NSW Greens MP and mining spokeswoman Lee Rhiannon has called for the public disclosure of the agreement between the NSW government and the giant Chinese Shehua coalmining company for exploration rights over the Watermark lease on the Gunnedah Plains in the State’s north-west.

The deal was announced by Mineral Resources Minister Ian Macdonald who also doubles as the Primary Industries Minister.

In opening up the rich agricultural land to coalmining, Macdonald has fulfilled his role as mines minister but betrayed farmers who come under his primary industries portfolio.

Local farmers, who are already engaging in a legal and on-the-ground battle with BHP Billiton over another mining site, are ropeable.

“Macca” has granted a $300 million exploration licence to the state-owned Shehua group which is the second biggest coalmining group in the world but Rhiannon says it is only the first step towards a full-scale, fully operational mine.

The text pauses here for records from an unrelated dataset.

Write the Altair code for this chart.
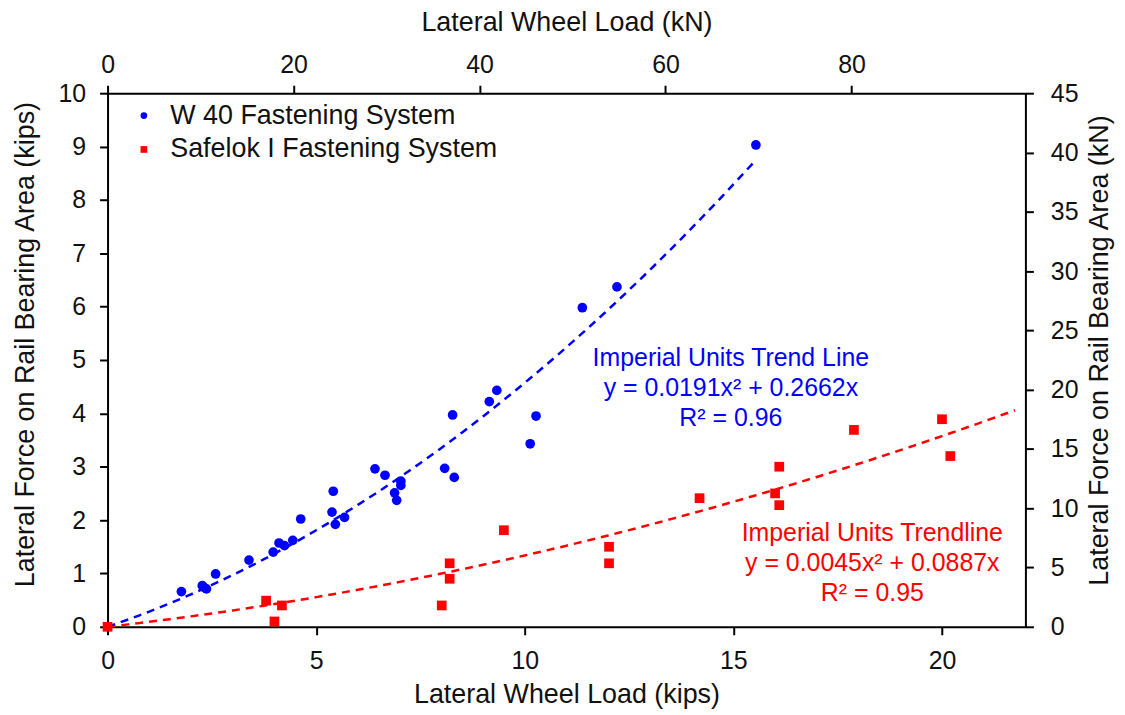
import altair as alt
import pandas as pd

# ---- data ----
series_names = ["W 40 Fastening System", "Safelok I Fastening System"]
series_colors = ["#0000FF", "#FF0000"]
series_shapes = ["circle", "square"]

w40_x = [1.77, 2.27, 2.31, 2.37, 2.59, 3.39, 3.97, 4.11, 4.24, 4.44, 4.63, 5.41, 5.38, 5.46,
         5.68, 6.41, 6.65, 6.88, 6.93, 7.03, 7.03, 8.08, 8.27, 8.31, 9.15, 9.33, 10.13, 10.27,
         11.38, 12.21, 15.54]
w40_y = [0.66, 0.77, 0.74, 0.71, 0.99, 1.25, 1.40, 1.57, 1.52, 1.62, 2.02, 2.54, 2.15, 1.92,
         2.05, 2.96, 2.84, 2.51, 2.37, 2.73, 2.65, 2.97, 3.97, 2.80, 4.22, 4.43, 3.43, 3.95,
         5.98, 6.37, 9.03]

safelok_x = [0.0, 3.80, 4.00, 4.18, 8.01, 8.20, 8.20, 9.50, 12.02, 12.02, 14.19, 16.00, 16.10,
             16.10, 17.89, 20.00, 20.20]
safelok_y = [0.0, 0.49, 0.10, 0.40, 0.40, 1.19, 0.90, 1.81, 1.50, 1.19, 2.41, 2.50, 3.00,
             2.28, 3.69, 3.89, 3.20]

# trend line coefficients (as printed on the chart) and extents
w40_coef = [0.0191, 0.2662]
safelok_coef = [0.0045, 0.0887]
w40_trend_end = 15.55
safelok_trend_end = 22.0

w40_label = ["Imperial Units Trend Line\ny = 0.0191x\u00b2  + 0.2662x\nR\u00b2 = 0.96"]
w40_label_pos = [14.94, 5.04]
safelok_label = ["Imperial Units Trendline\ny = 0.0045x\u00b2  + 0.0887x\nR\u00b2 = 0.95"]
safelok_label_pos = [18.33, 1.75]

kips_x_ticks = [0, 5, 10, 15, 20]
kips_y_ticks = list(range(0, 11))
kn_x_ticks = [0, 20, 40, 60, 80]
kn_y_ticks = list(range(0, 50, 5))

FONT = "Liberation Sans"

points = pd.DataFrame({
    "x": w40_x + safelok_x,
    "y": w40_y + safelok_y,
    "series": [series_names[0]] * len(w40_x) + [series_names[1]] * len(safelok_x),
})

xenc = alt.X("x:Q", scale=alt.Scale(domain=[0, 22], nice=False, zero=True),
             axis=alt.Axis(title="Lateral Wheel Load (kips)", values=kips_x_ticks, orient="bottom",
                           tickSize=8, labelPadding=14, titlePadding=8, labelFlush=False,
                           grid=False))
yenc = alt.Y("y:Q", scale=alt.Scale(domain=[0, 10], nice=False),
             axis=alt.Axis(title="Lateral Force on Rail Bearing Area (kips)", values=kips_y_ticks,
                           orient="left", tickSize=8, labelPadding=14, titlePadding=19,
                           titleY=252, labelFlush=False, grid=False))

legend_def = alt.Legend(title=None, orient="none", legendX=23, legendY=9, padding=0,
                        labelFontSize=27, labelFont=FONT, labelColor="#111", symbolSize=45,
                        labelOffset=13, rowPadding=6, labelLimit=600, symbolStrokeWidth=0)

pts = alt.Chart(points).mark_point(filled=True, size=95, opacity=1).encode(
    x=xenc, y=yenc,
    color=alt.Color("series:N", scale=alt.Scale(domain=series_names, range=series_colors),
                    legend=legend_def),
    shape=alt.Shape("series:N", scale=alt.Scale(domain=series_names, range=series_shapes),
                    legend=legend_def),
)

def trend(coef, end, color):
    a, b = coef
    return alt.Chart(alt.sequence(0, end, 0.25, as_="x")).transform_calculate(
        y=f"{a}*datum.x*datum.x + {b}*datum.x"
    ).mark_line(strokeDash=[8, 6], strokeWidth=2.5, color=color).encode(x=xenc, y=yenc)

blue_trend = trend(w40_coef, w40_trend_end, series_colors[0])
red_trend = trend(safelok_coef, safelok_trend_end, series_colors[1])

def label(txt, pos, color):
    df = pd.DataFrame({"x": [pos[0]], "y": [pos[1]], "t": txt})
    return alt.Chart(df).mark_text(align="center", baseline="middle", lineBreak="\n",
                                   lineHeight=30, fontSize=25, font=FONT, color=color).encode(
        x=xenc, y=yenc, text="t:N")

blue_lbl = label(w40_label, w40_label_pos, series_colors[0])
red_lbl = label(safelok_label, safelok_label_pos, series_colors[1])

main = alt.layer(red_trend, blue_trend, pts, blue_lbl, red_lbl)

dummy = alt.Chart(pd.DataFrame({"kn_x": [0.0], "kn_y": [0.0]})).mark_point(opacity=0).encode(
    x=alt.X("kn_x:Q", scale=alt.Scale(domain=[0, 98.7], nice=False),
            axis=alt.Axis(title="Lateral Wheel Load (kN)", values=kn_x_ticks, orient="top",
                          tickSize=8, labelPadding=8, titlePadding=16, labelFlush=False,
                          grid=False)),
    y=alt.Y("kn_y:Q", scale=alt.Scale(domain=[0, 45], nice=False),
            axis=alt.Axis(title="Lateral Force on Rail Bearing Area (kN)", values=kn_y_ticks,
                          orient="right", tickSize=8, labelPadding=17, titlePadding=9,
                          titleAngle=270, titleBaseline="top", titleY=258, labelFlush=False,
                          grid=False)),
)

chart = alt.layer(main, dummy).resolve_scale(x="independent", y="independent").properties(
    width=922, height=536,
    autosize=alt.AutoSizeParams(type="none"),
    padding={"left": 100, "top": 84, "right": 92, "bottom": 84},
    background="white",
).configure_view(stroke=None).configure_axis(
    domainColor="#000", domainWidth=2, tickColor="#000", tickWidth=2,
    labelFont=FONT, labelFontSize=25, labelColor="#111",
    titleFont=FONT, titleFontSize=27, titleFontWeight="normal", titleColor="#111",
)

chart.save("out.html", embed_options={"renderer": "svg", "actions": False})
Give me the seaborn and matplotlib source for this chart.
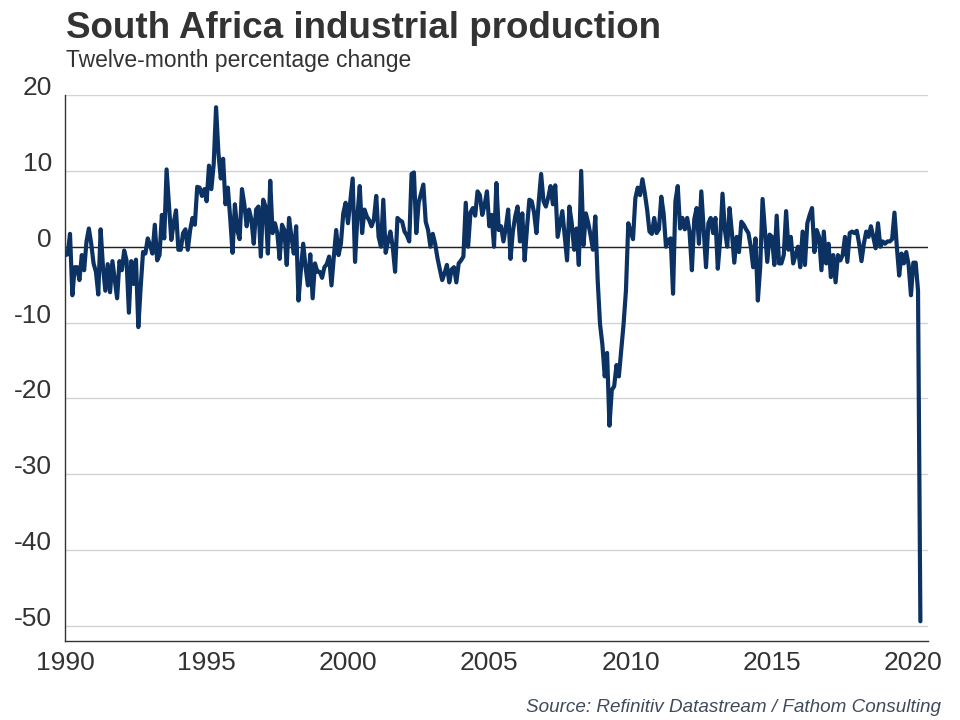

The Iemma government says this is an ‘exploration’ license but really it’s the go-ahead for massive coal mines that will rip the heart out of the Gunnedah Plains. History shows that this government never says ‘no’ to the granting of a mining license following exploration.

The NSW Nationals have also been caught in the wheels of the Watermark project: former Nationals leader and deputy premier Ian Armstrong has agreed to chair a community consultative committee to investigate the project.

“From previous experience we believe that the government’s handpicked community consultative committees are a charade, paying lip service to local voices to justify steamrolling the community,”Rhiannon said.

The Shehua deal is being sold to locals on the grounds that the Chinese company’s investment will generate funding for hospitals, schools and roads, plus $1 million annually for five years for a regional community trust.

The lure of money in an area that has been cash-starved for generations is great.

What about the impact of the 190sqkm mining development on “feel good” issues like water rescue, sustainable farming, food security and climate change?

Not even in the race; they don’t rate a mention.

This a government that is desperate for every dollar it can raise to pay for its re-election bid in 2011. It would sell the Opera House and the Harbour Bridge if an offer was made.

Not that Macdonald, who was first elected to the upper house and incredible 20 years ago, need worry about his re-election. The “hard left” has decided to dump him from its ticket and award his place to Luke Foley, assistant general secretary of the NSW Labor Party.